Third cupule rock (Figure 20): About 25m north of second cupule rock. Takes the form of a thin and weathered slab of Etjo sandstone on top of a medium-sized rock block. There are engraved in rough pecked-infill giraffe, ostrich and ?rhino, a 6-toed human footprint and 24 cupules that are between 26mm 42.5mm in diameter and 8mm 14mm deep. There are some pecked-infill wiggly lines engraved and also a ‘cloud’ of punctate marks. On the vertical side of the rock are engraved oryx, ostrich and equid and two very long-snouted animals in a very rough pecked technique. Perhaps 9 more cupules and could have been more but weathering has been severe. On a very large adjacent rock there are a further 7 cupules.
Ostrich rock: To the north is an impressive frieze of over 12 ostrich, a giraffe, rhino, 3 equids and a rare human figure engraved in the ‘arms up’posture. Technically proficient engravings.
Hump sites: On the hillock above the boulder field are a number of smaller engraved rocks. Subjects include rings, ostrich, giraffe, equid, and at least six cupules. The imagery is widely dispersed and weathered.
Polished giraffe and recent graffiti sites: Higher up the slope above the farmhouse ruin en route to Site 8, there is a large, sloping rock block off on its own and to the east. On this there is Scherz’s ‘Riesentier’ a 1150mm long abraded giraffe. This is a very unusual technique of representation, but has found expression at Twyfelfontein at the Symbolfelsen and with the ‘Fabeltier’. There are also two ostrich and two concentric circle motifs, as well as various other rough pecked geometric imagery, such as a dumbbell and other pecked-outline circles that have been damaged by exfoliating rock surface. To the north of this site is another, just off the path where it begins to get steep near the spring. Here a rhino, ostrich, small animal and quadruped are engraved in pecked-infill and partial pecked-infill. The more recent initials of a person have also been engraved into the rock with a metal instrument.

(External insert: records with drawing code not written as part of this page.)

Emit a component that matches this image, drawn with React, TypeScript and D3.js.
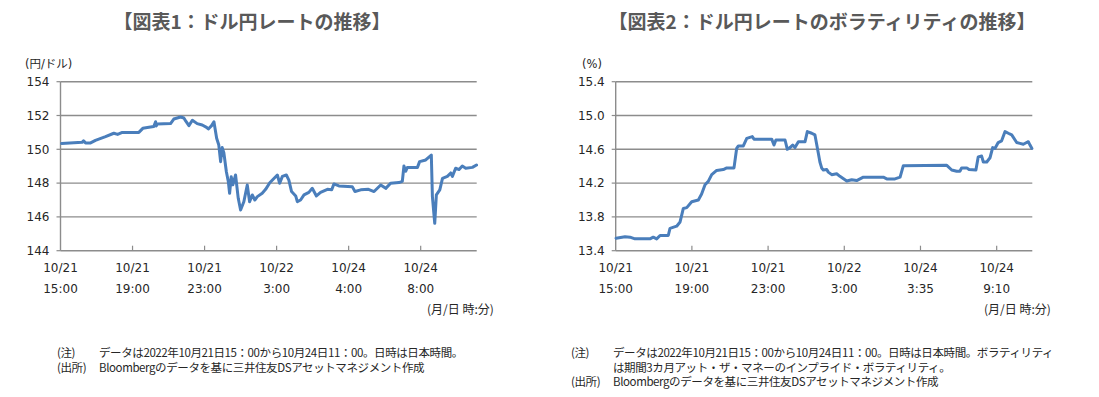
import React from "react";
import * as d3 from "d3";

// ---- Chart 1: USD/JPY (x = trading hours since 10/21 15:00, tick every 4 h)
const fxHours = [0.06,1.2,1.28,1.39,1.67,1.94,2.5,2.96,3.17,3.43,4.35,4.57,4.91,5.18,5.28,5.32,5.37,6.11,6.29,6.67,6.85,6.94,7.13,7.32,7.59,7.87,8.11,8.21,8.39,8.52,8.67,8.79,8.89,8.98,9.07,9.21,9.32,9.39,9.48,9.57,9.72,9.87,10.0,10.18,10.37,10.5,10.65,10.79,10.93,11.2,11.39,11.62,12.04,12.17,12.32,12.54,12.68,12.83,13.06,13.15,13.33,13.52,13.79,13.98,14.21,14.44,14.82,15.06,15.18,15.46,16.2,16.35,16.67,17.1,17.41,17.78,18.06,18.33,18.79,18.98,19.07,19.17,19.26,19.82,19.94,20.28,20.59,20.65,20.78,20.87,21.06,21.21,21.48,21.67,21.76,21.94,22.13,22.31,22.5,22.87,23.1];
const fxRate = [150.35,150.41,150.5,150.38,150.38,150.53,150.75,150.95,150.88,151.0,151.0,151.24,151.3,151.35,151.63,151.38,151.5,151.52,151.79,151.91,151.85,151.7,151.4,151.72,151.52,151.44,151.3,151.2,151.4,151.63,150.65,150.25,149.27,150.1,149.8,148.67,148.08,147.4,148.38,147.9,148.48,147.1,146.41,146.9,147.89,146.9,147.3,147.0,147.2,147.4,147.63,148.02,148.48,147.99,148.4,148.48,148.18,147.5,147.24,146.9,147.0,147.3,147.45,147.69,147.24,147.45,147.63,147.6,147.95,147.83,147.79,147.5,147.6,147.63,147.5,147.89,147.69,147.99,148.03,148.1,149.01,148.7,148.93,148.93,149.27,149.37,149.66,147.2,145.62,147.3,147.6,148.28,148.4,148.6,148.4,148.88,148.8,149.01,148.88,148.93,149.07];
const fxXMax = 23.11;
const fxYTicks = [144, 146, 148, 150, 152, 154];
const fxXTicks = [0, 4, 8, 12, 16, 20];
const fxXLabels = [["10/21", "15:00"], ["10/21", "19:00"], ["10/21", "23:00"], ["10/22", "3:00"], ["10/24", "4:00"], ["10/24", "8:00"]];

// ---- Chart 2: implied volatility
const volHours = [0.02,0.49,0.75,1.01,1.8,1.97,2.15,2.33,2.76,2.85,3.2,3.38,3.55,3.73,3.99,4.34,4.51,4.69,4.86,5.04,5.3,5.65,5.83,6.21,6.35,6.44,6.7,6.88,7.17,7.26,8.19,8.31,8.41,8.89,9.01,9.15,9.29,9.41,9.59,9.94,10.06,10.29,10.46,10.64,10.72,10.82,10.9,11.08,11.16,11.34,11.6,11.77,12.13,12.39,12.65,13.0,14.05,14.23,14.66,14.93,15.1,17.38,17.64,17.9,18.07,18.16,18.43,18.55,18.91,19.03,19.21,19.3,19.48,19.65,19.79,19.91,20.08,20.26,20.44,20.61,20.79,21.05,21.22,21.4,21.57,21.66,21.75,21.85];
const volPct = [13.547,13.566,13.56,13.54,13.54,13.56,13.54,13.58,13.58,13.665,13.69,13.74,13.9,13.91,13.98,14.0,14.07,14.18,14.22,14.3,14.35,14.36,14.38,14.38,14.61,14.64,14.64,14.73,14.75,14.72,14.72,14.65,14.71,14.71,14.6,14.62,14.65,14.62,14.69,14.69,14.81,14.79,14.77,14.55,14.45,14.375,14.355,14.36,14.33,14.3,14.31,14.28,14.225,14.24,14.23,14.27,14.27,14.25,14.25,14.27,14.406,14.41,14.355,14.34,14.34,14.38,14.38,14.36,14.355,14.51,14.52,14.45,14.45,14.5,14.62,14.61,14.68,14.7,14.81,14.79,14.77,14.68,14.67,14.66,14.68,14.69,14.65,14.61];
const volXMax = 21.87;
const volYTicks = [13.4, 13.8, 14.2, 14.6, 15.0, 15.4];
const volXTicks = [0, 4, 8, 12, 16, 20];
const volXLabels = [["10/21", "15:00"], ["10/21", "19:00"], ["10/21", "23:00"], ["10/22", "3:00"], ["10/24", "3:35"], ["10/24", "9:10"]];

const notes1 = [
  ["(注)", "データは2022年10月21日15：00から10月24日11：00。日時は日本時間。"],
  ["(出所)", "Bloombergのデータを基に三井住友DSアセットマネジメント作成"],
];
const notes2 = [
  ["(注)", "データは2022年10月21日15：00から10月24日11：00。日時は日本時間。ボラティリティ"],
  ["", "は期間3カ月アット・ザ・マネーのインプライド・ボラティリティ。"],
  ["(出所)", "Bloombergのデータを基に三井住友DSアセットマネジメント作成"],
];

const NUM_FONT = "'DejaVu Sans', 'Noto Sans CJK JP', sans-serif";
const JP_FONT = "'Noto Sans CJK JP', sans-serif";
const GRID = "#8c8c8c";
const LINE = "#4a7ebb";
const TEXT = "#262626";

type PanelProps = {
  left: number; right: number; top: number; bottom: number;
  xMax: number; yMin: number; yMax: number;
  yTicks: number[]; yFmt: (v: number) => string;
  xTicks: number[]; xLabels: string[][];
  xs: number[]; ys: number[];
  unit: string; unitX: number;
  title: string; titleX: number;
  axisNoteX: number;
};

function Panel(p: PanelProps) {
  const x = d3.scaleLinear().domain([0, p.xMax]).range([p.left, p.right]);
  const y = d3.scaleLinear().domain([p.yMin, p.yMax]).range([p.bottom, p.top]);
  const pts: [number, number][] = p.xs.map((h, i) => [h, p.ys[i]]);
  const path = d3.line<[number, number]>().x(d => x(d[0])).y(d => y(d[1]))(pts) || "";
  return (
    <g>
      <text x={p.titleX} y={29} textAnchor="middle" fontFamily={JP_FONT} fontWeight={700} fontSize={19} fill="#595959">{p.title}</text>
      <text x={p.unitX} y={68} fontFamily={NUM_FONT} fontSize={11.5} fill={TEXT}>{p.unit}</text>
      {p.yTicks.map(t => (
        <g key={t}>
          {t !== p.yMin && <line x1={p.left} x2={p.right} y1={y(t)} y2={y(t)} stroke={GRID} strokeWidth={1.4} />}
          <line x1={p.left - 4} x2={p.left} y1={y(t)} y2={y(t)} stroke={GRID} strokeWidth={1.2} />
          <text x={p.left - 11} y={y(t)} dy="0.36em" textAnchor="end" fontFamily={NUM_FONT} fontSize={12} fill={TEXT}>{p.yFmt(t)}</text>
        </g>
      ))}
      <line x1={p.left} x2={p.left} y1={p.top} y2={p.bottom} stroke={GRID} strokeWidth={1.4} />
      <line x1={p.left} x2={p.right} y1={p.bottom} y2={p.bottom} stroke={GRID} strokeWidth={1.4} />
      {p.xTicks.map((t, i) => (
        <g key={t}>
          {i > 0 && <line x1={x(t)} x2={x(t)} y1={p.bottom - 5} y2={p.bottom} stroke={GRID} strokeWidth={1.2} />}
          <text x={x(t)} y={272} textAnchor="middle" fontFamily={NUM_FONT} fontSize={12} fill={TEXT}>{p.xLabels[i][0]}</text>
          <text x={x(t)} y={293} textAnchor="middle" fontFamily={NUM_FONT} fontSize={12} fill={TEXT}>{p.xLabels[i][1]}</text>
        </g>
      ))}
      <text x={p.axisNoteX} y={314} fontFamily={JP_FONT} fontSize={12} fill={TEXT}>(月/日 時:分)</text>
      <path d={path} fill="none" stroke={LINE} strokeWidth={3} strokeLinejoin="round" strokeLinecap="round" />
    </g>
  );
}

function Notes({ rows, x, tx, y }: { rows: string[][]; x: number; tx: number; y: number }) {
  return (
    <g fontFamily={JP_FONT} fontSize={11.5} fill={TEXT} letterSpacing={-0.4}>
      {rows.map((r, i) => (
        <g key={i}>
          {r[0] && <text x={x} y={y + i * 14.5}>{r[0]}</text>}
          <text x={tx} y={y + i * 14.5}>{r[1]}</text>
        </g>
      ))}
    </g>
  );
}

export default function App() {
  return (
    <svg width={1099} height={397} style={{ position: "absolute", left: 0, top: 0, background: "#fff" }}>
      <rect width={1099} height={397} fill="#fff" />
      <Panel left={60.5} right={476.7} top={81.7} bottom={250.7} xMax={fxXMax} yMin={144} yMax={154}
        yTicks={fxYTicks} yFmt={v => String(v)} xTicks={fxXTicks} xLabels={fxXLabels}
        xs={fxHours} ys={fxRate} unit="(円/ドル)" unitX={25} title="【図表1：ドル円レートの推移】" titleX={252} axisNoteX={427} />
      <Panel left={615.7} right={1032.3} top={81.7} bottom={250.7} xMax={volXMax} yMin={13.4} yMax={15.4}
        yTicks={volYTicks} yFmt={v => v.toFixed(1)} xTicks={volXTicks} xLabels={volXLabels}
        xs={volHours} ys={volPct} unit="(%)" unitX={582} title="【図表2：ドル円レートのボラティリティの推移】" titleX={822} axisNoteX={984} />
      <Notes rows={notes1} x={57} tx={99} y={357} />
      <Notes rows={notes2} x={571} tx={613} y={357} />
    </svg>
  );
}
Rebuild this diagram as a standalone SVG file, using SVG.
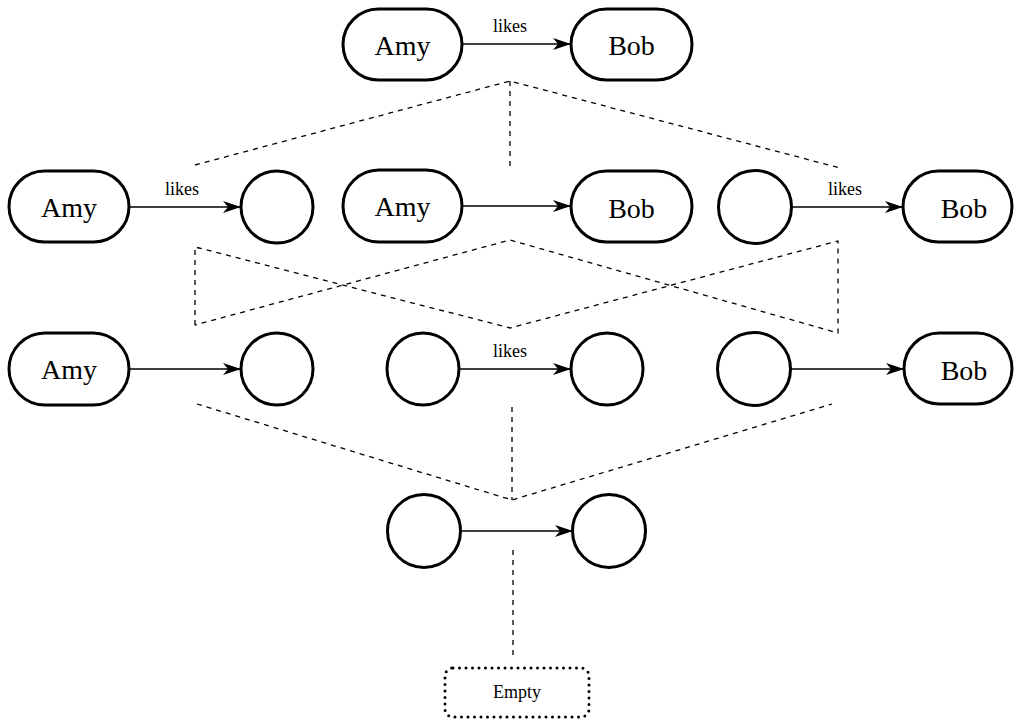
<svg xmlns="http://www.w3.org/2000/svg" width="1014" height="719" viewBox="0 0 1014 719">
  <style>
    .node { fill: #fff; stroke: #000; stroke-width: 3; }
    .empty { fill: #fff; stroke: #000; stroke-width: 3; stroke-dasharray: 0 6.5; stroke-linecap: round; }
    text { font-family: 'Times New Roman', Times, 'Liberation Serif', Tinos, 'Nimbus Roman', 'Noto Serif', 'DejaVu Serif', serif; text-anchor: middle; fill: #000; }
    .name { font-size: 28px; }
    .label { font-size: 18px; }
    .edge { stroke: #000; stroke-width: 1.5; fill: none; marker-end: url(#stealth); }
    .lattice { stroke: #000; stroke-width: 1.3; fill: none; stroke-dasharray: 5 5; }
  </style>
  <defs>
    <marker id="stealth" markerUnits="userSpaceOnUse" markerWidth="20" markerHeight="14" refX="18" refY="6" orient="auto">
      <path d="M0,0 L18,6 L0,12 L5,6 Z" fill="#000"/>
    </marker>
  </defs>
  <rect width="1014" height="719" fill="#fff"/>

  <!-- dashed lattice lines between levels -->
  <g id="lattice">
    <polyline class="lattice" points="195,165 510,81 840,168"/>
    <line class="lattice" x1="510" y1="81" x2="510" y2="168"/>
    <polyline class="lattice" points="195,325 195,247 510,328 838,241 838,333 510,240 195,325"/>
    <polyline class="lattice" points="197,404 512,500 832,404"/>
    <line class="lattice" x1="512" y1="407" x2="512" y2="500"/>
    <line class="lattice" x1="513" y1="550" x2="513" y2="660"/>
  </g>

  <!-- labelled edges -->
  <g id="connectors">
    <line class="edge" x1="462" y1="44" x2="571" y2="44"/>
    <line class="edge" x1="129" y1="207" x2="241" y2="207"/>
    <line class="edge" x1="462" y1="206" x2="571" y2="206"/>
    <line class="edge" x1="792" y1="207" x2="903" y2="207"/>
    <line class="edge" x1="129" y1="369" x2="241" y2="369"/>
    <line class="edge" x1="459" y1="369" x2="571" y2="369"/>
    <line class="edge" x1="791" y1="369" x2="904" y2="369"/>
    <line class="edge" x1="461" y1="531" x2="573" y2="531"/>
    <text class="label" x="510" y="32">likes</text>
    <text class="label" x="182" y="195">likes</text>
    <text class="label" x="845" y="195">likes</text>
    <text class="label" x="510" y="357">likes</text>
  </g>

  <!-- level 0 -->
  <g id="n-amy-top"><rect class="node" x="343" y="9" width="119" height="71" rx="35.5"/><text class="name" x="402.5" y="55">Amy</text></g>
  <g id="n-bob-top"><rect class="node" x="571" y="9" width="121" height="71" rx="35.5"/><text class="name" x="631.5" y="55">Bob</text></g>

  <!-- level 1 -->
  <g id="n-amy-1a"><rect class="node" x="9" y="171" width="120" height="71" rx="35.5"/><text class="name" x="69" y="217">Amy</text></g>
  <g id="n-var-1a"><circle class="node" cx="277" cy="207" r="36"/></g>
  <g id="n-amy-1b"><rect class="node" x="343" y="170" width="119" height="72" rx="36"/><text class="name" x="402.5" y="216">Amy</text></g>
  <g id="n-bob-1b"><rect class="node" x="571" y="171" width="121" height="71" rx="35.5"/><text class="name" x="631.5" y="218">Bob</text></g>
  <g id="n-var-1c"><circle class="node" cx="755" cy="207" r="36.5"/></g>
  <g id="n-bob-1c"><rect class="node" x="903" y="171" width="109" height="71" rx="35.5"/><text class="name" x="964" y="218">Bob</text></g>

  <!-- level 2 -->
  <g id="n-amy-2a"><rect class="node" x="9" y="333" width="120" height="72" rx="36"/><text class="name" x="69" y="379">Amy</text></g>
  <g id="n-var-2a"><circle class="node" cx="277" cy="369" r="36"/></g>
  <g id="n-var-2b"><circle class="node" cx="423" cy="369" r="36"/></g>
  <g id="n-var-2c"><circle class="node" cx="607" cy="369" r="36"/></g>
  <g id="n-var-2d"><circle class="node" cx="754" cy="369" r="36.5"/></g>
  <g id="n-bob-2d"><rect class="node" x="904" y="333" width="108" height="71" rx="35.5"/><text class="name" x="964" y="380">Bob</text></g>

  <!-- level 3 -->
  <g id="n-var-3a"><circle class="node" cx="424" cy="531" r="36.5"/></g>
  <g id="n-var-3b"><circle class="node" cx="609" cy="531" r="36.5"/></g>

  <!-- bottom -->
  <g id="n-empty"><rect class="empty" x="445" y="668" width="144" height="49" rx="8"/><text class="label" x="517" y="698">Empty</text></g>
</svg>
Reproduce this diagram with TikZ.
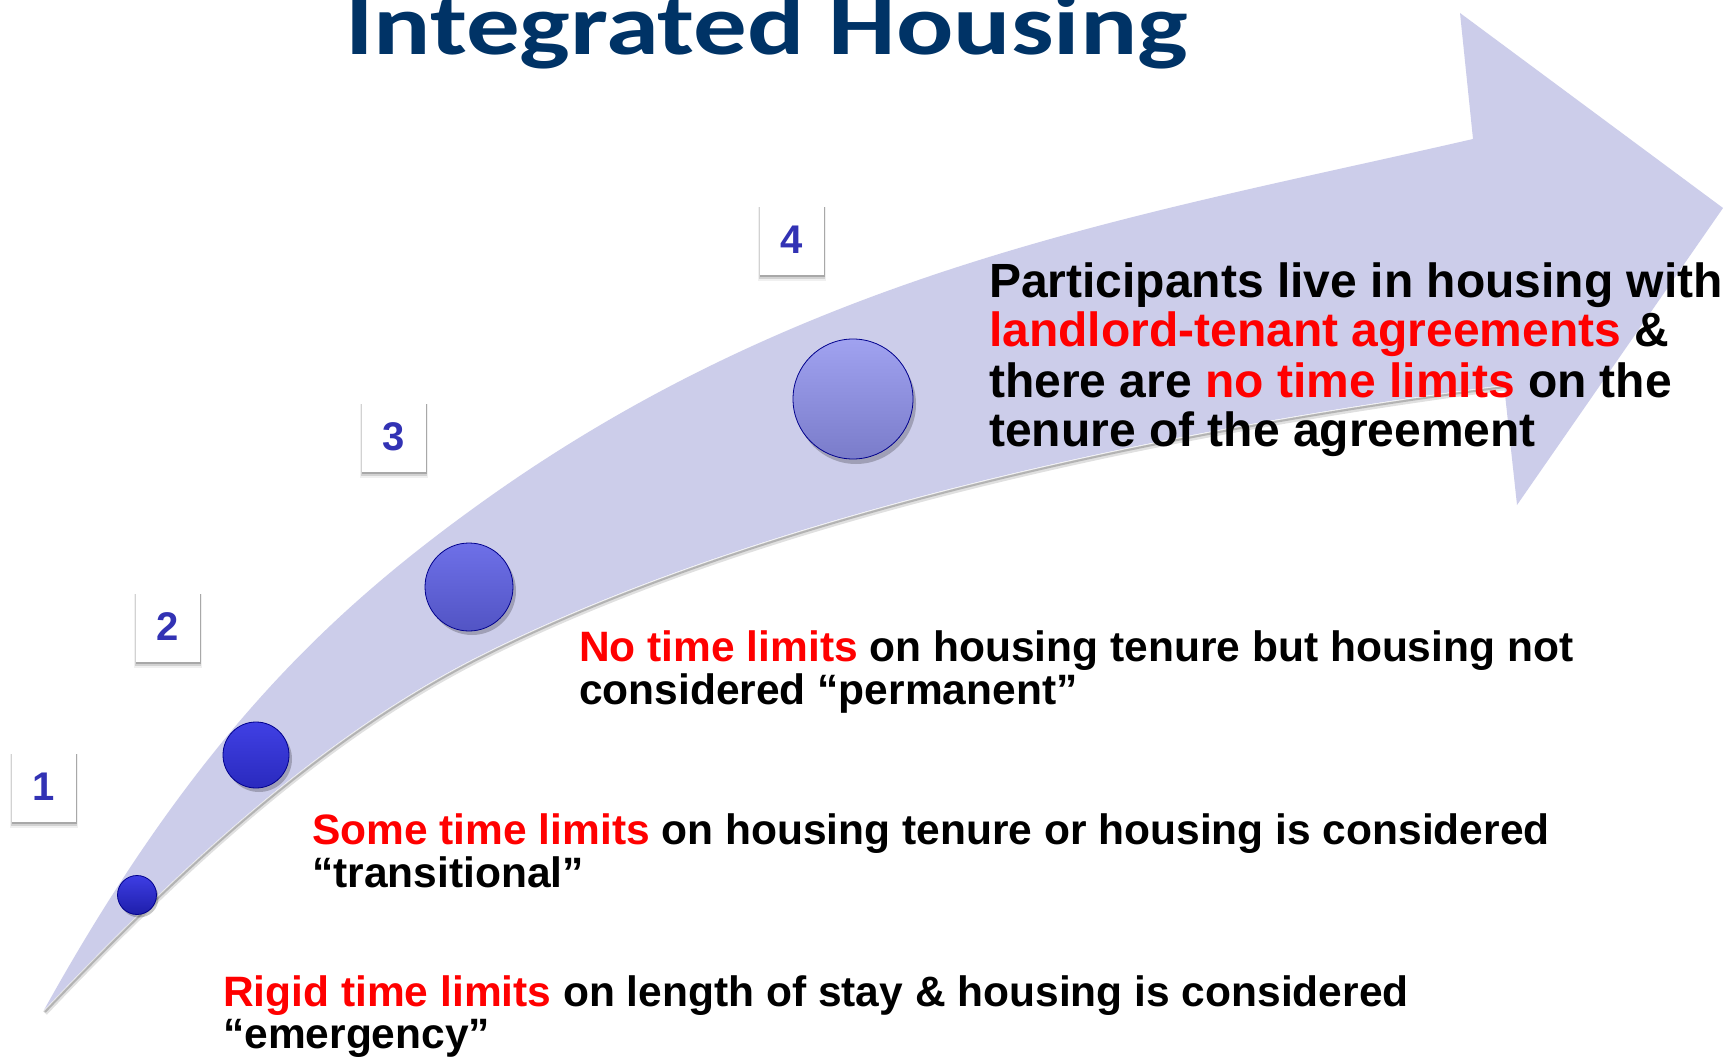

Threat(s) to site: Though visitors do not typically visit the boulder field, it nonetheless has a very scrappy appearance. There is a lot of litter scattered about the boulder field. The lack of paths makes walking through it difficult, but this may not be a bad thing. There is also a ‘GJvD’ engraved on a site lower down this was also photographed by Scherz. Small isolated incidents of graffiti are evident among the boulders. The engraved initials on the one engraved panel show how important access control on a 24-hour basis is. The weathering at the boulder field sites is often severe.
Note on Sites 8-13
Sites 8-13 (C-H) are situated on either side of a seasonal runoff from the valley top and on two large flat living areas on small plateaux. The Twyfelfontein spring is located between Sites 7 and 8 and provided the focus for the settlement. Even though on the opposite side of the valley there is a large seasonal waterfall and the Hauss river, these are seasonal, while the spring is permanent albeit slow. The view is dominantly to the west with some views possible up and down the valley in places. There are sites right on top of the valley sides, but these are not listed here, and may be found in Dr. Scherz’s excellent book, which describes and quantifies virtually all the Twyfelfontein imagery.